# Data shown start

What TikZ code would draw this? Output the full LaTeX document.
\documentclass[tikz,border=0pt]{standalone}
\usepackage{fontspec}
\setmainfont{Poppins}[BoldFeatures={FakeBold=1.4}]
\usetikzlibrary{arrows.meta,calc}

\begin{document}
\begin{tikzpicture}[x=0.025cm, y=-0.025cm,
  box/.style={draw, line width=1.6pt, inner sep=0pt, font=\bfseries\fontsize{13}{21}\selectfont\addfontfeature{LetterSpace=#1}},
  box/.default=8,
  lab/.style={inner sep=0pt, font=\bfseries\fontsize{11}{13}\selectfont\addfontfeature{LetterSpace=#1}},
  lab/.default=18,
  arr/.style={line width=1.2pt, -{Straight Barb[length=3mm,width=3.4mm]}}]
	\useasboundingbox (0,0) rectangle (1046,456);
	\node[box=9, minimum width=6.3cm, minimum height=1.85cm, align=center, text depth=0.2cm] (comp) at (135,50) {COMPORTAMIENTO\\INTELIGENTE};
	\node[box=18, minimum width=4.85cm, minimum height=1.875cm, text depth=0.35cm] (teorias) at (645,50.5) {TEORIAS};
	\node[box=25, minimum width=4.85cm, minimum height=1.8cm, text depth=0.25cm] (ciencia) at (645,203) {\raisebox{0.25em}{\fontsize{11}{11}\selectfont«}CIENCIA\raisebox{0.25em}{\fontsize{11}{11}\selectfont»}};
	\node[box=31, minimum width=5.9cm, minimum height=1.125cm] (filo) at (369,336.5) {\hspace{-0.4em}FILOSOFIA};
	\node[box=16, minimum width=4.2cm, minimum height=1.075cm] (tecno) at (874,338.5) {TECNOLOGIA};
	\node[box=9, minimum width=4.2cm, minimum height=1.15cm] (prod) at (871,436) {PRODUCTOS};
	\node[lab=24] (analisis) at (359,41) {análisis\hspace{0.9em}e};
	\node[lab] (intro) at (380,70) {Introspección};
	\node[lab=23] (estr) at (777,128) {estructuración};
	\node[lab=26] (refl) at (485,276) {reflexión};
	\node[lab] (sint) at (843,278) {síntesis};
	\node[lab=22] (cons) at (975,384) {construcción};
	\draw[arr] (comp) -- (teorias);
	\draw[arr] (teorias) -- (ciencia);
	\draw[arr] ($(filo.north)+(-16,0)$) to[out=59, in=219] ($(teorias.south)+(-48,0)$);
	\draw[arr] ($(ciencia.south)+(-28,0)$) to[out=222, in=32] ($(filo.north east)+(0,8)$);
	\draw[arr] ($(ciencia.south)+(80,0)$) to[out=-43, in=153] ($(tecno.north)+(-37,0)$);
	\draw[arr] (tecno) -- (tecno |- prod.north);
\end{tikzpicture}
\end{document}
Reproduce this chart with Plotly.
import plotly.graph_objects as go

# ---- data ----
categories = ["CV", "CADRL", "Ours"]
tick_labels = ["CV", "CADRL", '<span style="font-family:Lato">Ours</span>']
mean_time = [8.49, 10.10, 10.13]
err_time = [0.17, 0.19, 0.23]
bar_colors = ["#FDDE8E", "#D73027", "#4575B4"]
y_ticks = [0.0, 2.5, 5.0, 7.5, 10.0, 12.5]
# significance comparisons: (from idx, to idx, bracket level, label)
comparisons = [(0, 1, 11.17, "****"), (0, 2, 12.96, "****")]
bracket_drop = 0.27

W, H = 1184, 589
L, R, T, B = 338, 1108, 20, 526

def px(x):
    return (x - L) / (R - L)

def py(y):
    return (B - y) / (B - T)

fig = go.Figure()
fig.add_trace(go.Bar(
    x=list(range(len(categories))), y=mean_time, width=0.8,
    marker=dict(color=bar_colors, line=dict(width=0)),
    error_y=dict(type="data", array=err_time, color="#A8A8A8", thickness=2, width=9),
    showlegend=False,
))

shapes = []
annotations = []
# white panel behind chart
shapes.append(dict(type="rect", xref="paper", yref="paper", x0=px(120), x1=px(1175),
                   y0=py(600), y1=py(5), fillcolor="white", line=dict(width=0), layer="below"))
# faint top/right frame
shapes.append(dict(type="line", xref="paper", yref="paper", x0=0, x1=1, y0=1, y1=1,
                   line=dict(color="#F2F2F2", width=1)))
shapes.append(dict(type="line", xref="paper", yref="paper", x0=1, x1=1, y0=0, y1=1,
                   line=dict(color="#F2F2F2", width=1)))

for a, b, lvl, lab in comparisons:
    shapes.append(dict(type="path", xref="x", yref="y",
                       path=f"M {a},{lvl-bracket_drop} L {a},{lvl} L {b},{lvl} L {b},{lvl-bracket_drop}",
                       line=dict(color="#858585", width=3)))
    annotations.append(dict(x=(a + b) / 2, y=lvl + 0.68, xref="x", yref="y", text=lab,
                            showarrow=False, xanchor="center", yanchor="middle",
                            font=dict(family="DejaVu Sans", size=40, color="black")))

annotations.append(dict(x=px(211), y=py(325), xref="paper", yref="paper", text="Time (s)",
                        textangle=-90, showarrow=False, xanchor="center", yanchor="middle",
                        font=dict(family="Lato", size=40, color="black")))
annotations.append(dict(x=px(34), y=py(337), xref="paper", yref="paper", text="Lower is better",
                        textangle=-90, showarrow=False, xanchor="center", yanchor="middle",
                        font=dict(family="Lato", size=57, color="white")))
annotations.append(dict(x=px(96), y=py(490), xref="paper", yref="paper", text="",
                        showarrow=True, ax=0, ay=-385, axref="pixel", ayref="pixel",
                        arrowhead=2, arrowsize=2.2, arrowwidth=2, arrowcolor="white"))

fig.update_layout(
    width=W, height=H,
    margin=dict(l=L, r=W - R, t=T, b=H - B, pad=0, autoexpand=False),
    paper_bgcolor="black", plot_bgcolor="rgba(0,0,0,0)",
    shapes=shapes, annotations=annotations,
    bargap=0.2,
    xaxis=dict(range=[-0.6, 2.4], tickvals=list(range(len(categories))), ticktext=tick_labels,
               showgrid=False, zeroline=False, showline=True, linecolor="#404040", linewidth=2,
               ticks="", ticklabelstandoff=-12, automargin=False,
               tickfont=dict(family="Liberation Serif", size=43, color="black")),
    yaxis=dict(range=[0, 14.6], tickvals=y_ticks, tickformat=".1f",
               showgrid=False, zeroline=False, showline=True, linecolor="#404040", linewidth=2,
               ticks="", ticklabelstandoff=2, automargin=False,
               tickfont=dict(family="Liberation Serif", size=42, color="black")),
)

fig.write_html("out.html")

# Data shown end

Given problem
From the preceding material, extract every line exactly.

Reply to the exercise
What TikZ code would draw this? Output the full LaTeX document.
\documentclass[tikz,border=0pt]{standalone}
\usepackage{fontspec}
\setmainfont{Poppins}[BoldFeatures={FakeBold=1.4}]
\usetikzlibrary{arrows.meta,calc}

\begin{document}
\begin{tikzpicture}[x=0.025cm, y=-0.025cm,
  box/.style={draw, line width=1.6pt, inner sep=0pt, font=\bfseries\fontsize{13}{21}\selectfont\addfontfeature{LetterSpace=#1}},
  box/.default=8,
  lab/.style={inner sep=0pt, font=\bfseries\fontsize{11}{13}\selectfont\addfontfeature{LetterSpace=#1}},
  lab/.default=18,
  arr/.style={line width=1.2pt, -{Straight Barb[length=3mm,width=3.4mm]}}]
	\useasboundingbox (0,0) rectangle (1046,456);
	\node[box=9, minimum width=6.3cm, minimum height=1.85cm, align=center, text depth=0.2cm] (comp) at (135,50) {COMPORTAMIENTO\\INTELIGENTE};
	\node[box=18, minimum width=4.85cm, minimum height=1.875cm, text depth=0.35cm] (teorias) at (645,50.5) {TEORIAS};
	\node[box=25, minimum width=4.85cm, minimum height=1.8cm, text depth=0.25cm] (ciencia) at (645,203) {\raisebox{0.25em}{\fontsize{11}{11}\selectfont«}CIENCIA\raisebox{0.25em}{\fontsize{11}{11}\selectfont»}};
	\node[box=31, minimum width=5.9cm, minimum height=1.125cm] (filo) at (369,336.5) {\hspace{-0.4em}FILOSOFIA};
	\node[box=16, minimum width=4.2cm, minimum height=1.075cm] (tecno) at (874,338.5) {TECNOLOGIA};
	\node[box=9, minimum width=4.2cm, minimum height=1.15cm] (prod) at (871,436) {PRODUCTOS};
	\node[lab=24] (analisis) at (359,41) {análisis\hspace{0.9em}e};
	\node[lab] (intro) at (380,70) {Introspección};
	\node[lab=23] (estr) at (777,128) {estructuración};
	\node[lab=26] (refl) at (485,276) {reflexión};
	\node[lab] (sint) at (843,278) {síntesis};
	\node[lab=22] (cons) at (975,384) {construcción};
	\draw[arr] (comp) -- (teorias);
	\draw[arr] (teorias) -- (ciencia);
	\draw[arr] ($(filo.north)+(-16,0)$) to[out=59, in=219] ($(teorias.south)+(-48,0)$);
	\draw[arr] ($(ciencia.south)+(-28,0)$) to[out=222, in=32] ($(filo.north east)+(0,8)$);
	\draw[arr] ($(ciencia.south)+(80,0)$) to[out=-43, in=153] ($(tecno.north)+(-37,0)$);
	\draw[arr] (tecno) -- (tecno |- prod.north);
\end{tikzpicture}
\end{document}
Reproduce this chart with Plotly.
import plotly.graph_objects as go

# ---- data ----
categories = ["CV", "CADRL", "Ours"]
tick_labels = ["CV", "CADRL", '<span style="font-family:Lato">Ours</span>']
mean_time = [8.49, 10.10, 10.13]
err_time = [0.17, 0.19, 0.23]
bar_colors = ["#FDDE8E", "#D73027", "#4575B4"]
y_ticks = [0.0, 2.5, 5.0, 7.5, 10.0, 12.5]
# significance comparisons: (from idx, to idx, bracket level, label)
comparisons = [(0, 1, 11.17, "****"), (0, 2, 12.96, "****")]
bracket_drop = 0.27

W, H = 1184, 589
L, R, T, B = 338, 1108, 20, 526

def px(x):
    return (x - L) / (R - L)

def py(y):
    return (B - y) / (B - T)

fig = go.Figure()
fig.add_trace(go.Bar(
    x=list(range(len(categories))), y=mean_time, width=0.8,
    marker=dict(color=bar_colors, line=dict(width=0)),
    error_y=dict(type="data", array=err_time, color="#A8A8A8", thickness=2, width=9),
    showlegend=False,
))

shapes = []
annotations = []
# white panel behind chart
shapes.append(dict(type="rect", xref="paper", yref="paper", x0=px(120), x1=px(1175),
                   y0=py(600), y1=py(5), fillcolor="white", line=dict(width=0), layer="below"))
# faint top/right frame
shapes.append(dict(type="line", xref="paper", yref="paper", x0=0, x1=1, y0=1, y1=1,
                   line=dict(color="#F2F2F2", width=1)))
shapes.append(dict(type="line", xref="paper", yref="paper", x0=1, x1=1, y0=0, y1=1,
                   line=dict(color="#F2F2F2", width=1)))

for a, b, lvl, lab in comparisons:
    shapes.append(dict(type="path", xref="x", yref="y",
                       path=f"M {a},{lvl-bracket_drop} L {a},{lvl} L {b},{lvl} L {b},{lvl-bracket_drop}",
                       line=dict(color="#858585", width=3)))
    annotations.append(dict(x=(a + b) / 2, y=lvl + 0.68, xref="x", yref="y", text=lab,
                            showarrow=False, xanchor="center", yanchor="middle",
                            font=dict(family="DejaVu Sans", size=40, color="black")))

annotations.append(dict(x=px(211), y=py(325), xref="paper", yref="paper", text="Time (s)",
                        textangle=-90, showarrow=False, xanchor="center", yanchor="middle",
                        font=dict(family="Lato", size=40, color="black")))
annotations.append(dict(x=px(34), y=py(337), xref="paper", yref="paper", text="Lower is better",
                        textangle=-90, showarrow=False, xanchor="center", yanchor="middle",
                        font=dict(family="Lato", size=57, color="white")))
annotations.append(dict(x=px(96), y=py(490), xref="paper", yref="paper", text="",
                        showarrow=True, ax=0, ay=-385, axref="pixel", ayref="pixel",
                        arrowhead=2, arrowsize=2.2, arrowwidth=2, arrowcolor="white"))

fig.update_layout(
    width=W, height=H,
    margin=dict(l=L, r=W - R, t=T, b=H - B, pad=0, autoexpand=False),
    paper_bgcolor="black", plot_bgcolor="rgba(0,0,0,0)",
    shapes=shapes, annotations=annotations,
    bargap=0.2,
    xaxis=dict(range=[-0.6, 2.4], tickvals=list(range(len(categories))), ticktext=tick_labels,
               showgrid=False, zeroline=False, showline=True, linecolor="#404040", linewidth=2,
               ticks="", ticklabelstandoff=-12, automargin=False,
               tickfont=dict(family="Liberation Serif", size=43, color="black")),
    yaxis=dict(range=[0, 14.6], tickvals=y_ticks, tickformat=".1f",
               showgrid=False, zeroline=False, showline=True, linecolor="#404040", linewidth=2,
               ticks="", ticklabelstandoff=2, automargin=False,
               tickfont=dict(family="Liberation Serif", size=42, color="black")),
)

fig.write_html("out.html")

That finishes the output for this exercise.